Not helping matters for the arrival of this fourth series is the fact we haven’t actually had time to miss it. Barely eight weeks since Carr’s triumph, and here we are again for the common-or-garden edition. Familiarity breeds contempt and all that. Still, Claudia Winkleman and the producers clearly know they need something fresh. So before we even get to the usual palaver – that same steam train arrival, that same amazement at the castle accommodation – Winkleman unveils a devilish twist: a secret fourth Traitor. How I laughed when the chosen three discover there’s another one in their midst, and they’re suddenly reduced to mere middle-management, only permitted to eliminate Faithfuls from a shortlist handed down by their faceless overlord. Even murderous treachery has a chain of command now. “It’s supremely annoying and frustrating,” moans Hugo, the 51-year-old barrister and one of the selected three. “The whole point of being a Traitor is having perfect information and now there is someone above us in the chain.”

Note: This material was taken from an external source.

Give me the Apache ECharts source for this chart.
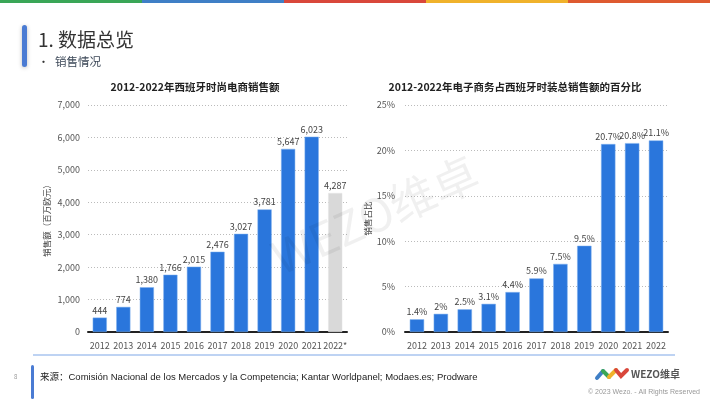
<!DOCTYPE html>
<html>
<head>
<meta charset="utf-8">
<script src="https://cdn.jsdelivr.net/npm/echarts@6/dist/echarts.min.js"></script>
<style>
html, body { margin: 0; padding: 0; background: #fff; }
#main { width: 710px; height: 399px; }
</style>
</head>
<body>
<div id="main"></div>
<script>
// 西班牙时尚电商销售额 + 电商占比
var years1 = ['2012', '2013', '2014', '2015', '2016', '2017', '2018', '2019', '2020', '2021', '2022*'];
var sales = [444, 774, 1380, 1766, 2015, 2476, 3027, 3781, 5647, 6023, 4287];
var years2 = ['2012', '2013', '2014', '2015', '2016', '2017', '2018', '2019', '2020', '2021', '2022'];
var share = [1.4, 2, 2.5, 3.1, 4.4, 5.9, 7.5, 9.5, 20.7, 20.8, 21.1];

var FONT = '"Noto Sans CJK SC", "Noto Sans", sans-serif';
var BLUE = '#2a76dc';

var myChart = echarts.init(document.getElementById('main'));

function fmt(v) {
    return String(v).replace(/\B(?=(\d{3})+(?!\d))/g, ',');
}

var salesData = sales.map(function (v, i) {
    if (i == sales.length - 1) {
        return { value: v, itemStyle: { color: '#d9d9d9', borderColor: '#e6e6e6' } };
    }
    return v;
});

var axisLabel = { color: '#555', fontSize: 9, fontFamily: FONT };
var barLabel = { show: true, position: 'top', distance: 3, color: '#444', fontSize: 9, fontFamily: FONT };

var stripColors = ['#3aa657', '#3f7fc6', '#d9473b', '#f0b22b', '#de5a30'];
var graphics = stripColors.map(function (c, i) {
    return { type: 'rect', shape: { x: i * 142, y: 0, width: 142, height: 3 }, style: { fill: c } };
});

graphics = graphics.concat([
    // header
    { type: 'rect', shape: { x: 22, y: 25, width: 5, height: 42, r: 2.5 },
      style: { fill: '#4a7bd3', shadowBlur: 4, shadowColor: 'rgba(0,0,0,0.25)', shadowOffsetY: 1 } },
    { type: 'text', x: 38, y: 40, style: { text: '1. 数据总览', fill: '#333', fontSize: 19, fontFamily: FONT, verticalAlign: 'middle' } },
    { type: 'text', x: 38, y: 62, style: { text: '•', fill: '#333', fontSize: 11, fontFamily: FONT, verticalAlign: 'middle' } },
    { type: 'text', x: 55, y: 62, style: { text: '销售情况', fill: '#3a4656', fontSize: 11.5, fontFamily: FONT, verticalAlign: 'middle' } },
    // chart titles
    { type: 'text', x: 195, y: 87, style: { text: '2012-2022年西班牙时尚电商销售额', fill: '#222', fontSize: 10.5, fontWeight: 'bold', fontFamily: FONT, align: 'center', verticalAlign: 'middle' } },
    { type: 'text', x: 515, y: 87, style: { text: '2012-2022年电子商务占西班牙时装总销售额的百分比', fill: '#222', fontSize: 10.5, fontWeight: 'bold', fontFamily: FONT, align: 'center', verticalAlign: 'middle' } },
    // watermark
    { type: 'text', x: 375, y: 215, rotation: Math.PI / 7.5, z: 100,
      style: { text: 'WEZO维卓', fill: 'rgba(0,0,0,0.06)', fontSize: 46, fontFamily: FONT, align: 'center', verticalAlign: 'middle' } },
    // footer
    { type: 'line', shape: { x1: 33, y1: 355, x2: 675, y2: 355 }, style: { stroke: '#a9c4ef', lineWidth: 1.5 } },
    { type: 'rect', shape: { x: 31, y: 365, width: 3, height: 34, r: 1.5 }, style: { fill: '#4a7bd3' } },
    { type: 'text', x: 14, y: 377, style: { text: '8', fill: '#999', fontSize: 6, fontFamily: FONT, verticalAlign: 'middle' } },
    { type: 'text', x: 40, y: 377, style: { text: '来源：Comisión Nacional de los Mercados y la Competencia; Kantar Worldpanel; Modaes.es; Prodware', fill: '#222', fontSize: 9.5, fontFamily: '"Liberation Sans", "Noto Sans CJK SC", sans-serif', verticalAlign: 'middle' } },
    // logo swoosh
    { type: 'polyline', shape: { points: [[597, 378], [603, 371]] }, style: { stroke: '#3f7fc6', lineWidth: 4, lineCap: 'round' } },
    { type: 'polyline', shape: { points: [[603, 371], [609, 377]] }, style: { stroke: '#3aa657', lineWidth: 4, lineCap: 'round' } },
    { type: 'polyline', shape: { points: [[609, 377], [616, 370]] }, style: { stroke: '#f0b22b', lineWidth: 4, lineCap: 'round' } },
    { type: 'polyline', shape: { points: [[616, 370], [621, 376], [627, 370]] }, style: { stroke: '#d9473b', lineWidth: 4, lineCap: 'round' } },
    { type: 'text', x: 631, y: 374, style: { text: 'WEZO维卓', fill: '#555', fontSize: 10, fontWeight: 'bold', fontFamily: FONT, verticalAlign: 'middle' } },
    { type: 'text', x: 700, y: 392, style: { text: '© 2023 Wezo. - All Rights Reserved', fill: '#999', fontSize: 7, fontFamily: '"Liberation Sans", sans-serif', align: 'right', verticalAlign: 'middle' } }
]);

var option = {
    backgroundColor: '#fff',
    animation: false,
    graphic: graphics,
    grid: [
        { left: 88, right: 363, top: 105, bottom: 67 },
        { left: 405, right: 42, top: 105, bottom: 67 }
    ],
    xAxis: [
        {
            type: 'category', gridIndex: 0, data: years1,
            axisTick: { show: false },
            axisLine: { lineStyle: { color: '#222', width: 2 } },
            axisLabel: { color: '#555', fontSize: 9, fontFamily: FONT, margin: 9, interval: 0 }
        },
        {
            type: 'category', gridIndex: 1, data: years2,
            axisTick: { show: false },
            axisLine: { lineStyle: { color: '#222', width: 2 } },
            axisLabel: { color: '#555', fontSize: 9, fontFamily: FONT, margin: 9, interval: 0 }
        }
    ],
    yAxis: [
        {
            type: 'value', gridIndex: 0, min: 0, max: 7000, interval: 1000,
            name: '销售额（百万欧元）', nameLocation: 'middle', nameGap: 37,
            nameTextStyle: { color: '#444', fontSize: 8.5, fontFamily: FONT },
            axisLabel: { color: '#555', fontSize: 9, fontFamily: FONT, margin: 8, formatter: function (v) { return fmt(v); } },
            splitLine: { lineStyle: { color: '#bbb', type: [1, 2] } }
        },
        {
            type: 'value', gridIndex: 1, min: 0, max: 25, interval: 5,
            name: '销售占比', nameLocation: 'middle', nameGap: 33,
            nameTextStyle: { color: '#444', fontSize: 8.5, fontFamily: FONT },
            axisLabel: { color: '#555', fontSize: 9, fontFamily: FONT, margin: 10, formatter: '{value}%' },
            splitLine: { lineStyle: { color: '#bbb', type: [1, 2] } }
        }
    ],
    series: [
        {
            name: '销售额', type: 'bar', xAxisIndex: 0, yAxisIndex: 0,
            data: salesData, barWidth: '60%',
            itemStyle: { color: BLUE, borderColor: '#7fb0ee', borderWidth: 0.5 },
            label: Object.assign({}, barLabel, { formatter: function (p) { return fmt(p.value); } })
        },
        {
            name: '销售占比', type: 'bar', xAxisIndex: 1, yAxisIndex: 1,
            data: share, barWidth: '60%',
            itemStyle: { color: BLUE, borderColor: '#7fb0ee', borderWidth: 0.5 },
            label: Object.assign({}, barLabel, { formatter: '{c}%' })
        }
    ]
};

myChart.setOption(option);
</script>
</body>
</html>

It’s a clever idea. But, of course, The Traitors is only as good as its cast. In this opening instalment, we meet the two other Traitors: the impeccably dressed Stephen, a 32-year-old cyber security consultant from the Isle of Lewis, and head of communications Rachel, 42, who “can’t wait to murder people”. Among the 18 Faithfuls – a crime writer here, a ghost-hunting builder there – a few stand out. Most notably, Amanda, a retired detective presumably in her element. What a rug-pull it would be if she turned out to be the secret Traitor, having spent the series dispensing crime-solving wisdom purely to throw everyone off the scent. Surely the producers have thought about that?
Then there’s sales exec Ross and nursery teacher Netty, who have history: friends of friends some 15 years ago who apparently haven’t clapped eyes on each other since. How that dynamic plays out could be fascinating. Will it help or hinder? How far does old loyalty stretch when there’s money on the table?
I’ve always found the tasks to be filler, really – an admission that it’s not quite enough to just stick people in a castle and watch them scheme, spiral and slowly lose their minds. Tonight’s effort at least yields a comic moment: when one team, attempting to tow a coffin to shore, finally clock their boat is anchored to the thing. It’s the sort of slapstick you couldn’t script.
But can this series match the highs of what’s come before? Will we get another Wilfred, cold-bloodedly recruiting Kieran only to sacrifice him? Another Harry, delivering that devastating firepit confession that left poor Mollie in tears after she’d scribbled his name off her chalkboard? While it’s a shame we didn’t get a breather between celebrities stabbing each other in the back and watching civilians do the same, the ingredients are certainly there for the fourth series – the secret Traitor twist has real mischief, and Winkleman remains the perfect mistress of ceremonies for this theatre of cruelty. It’s already gloriously twisted enough to have me hooked. There goes my next few weeks.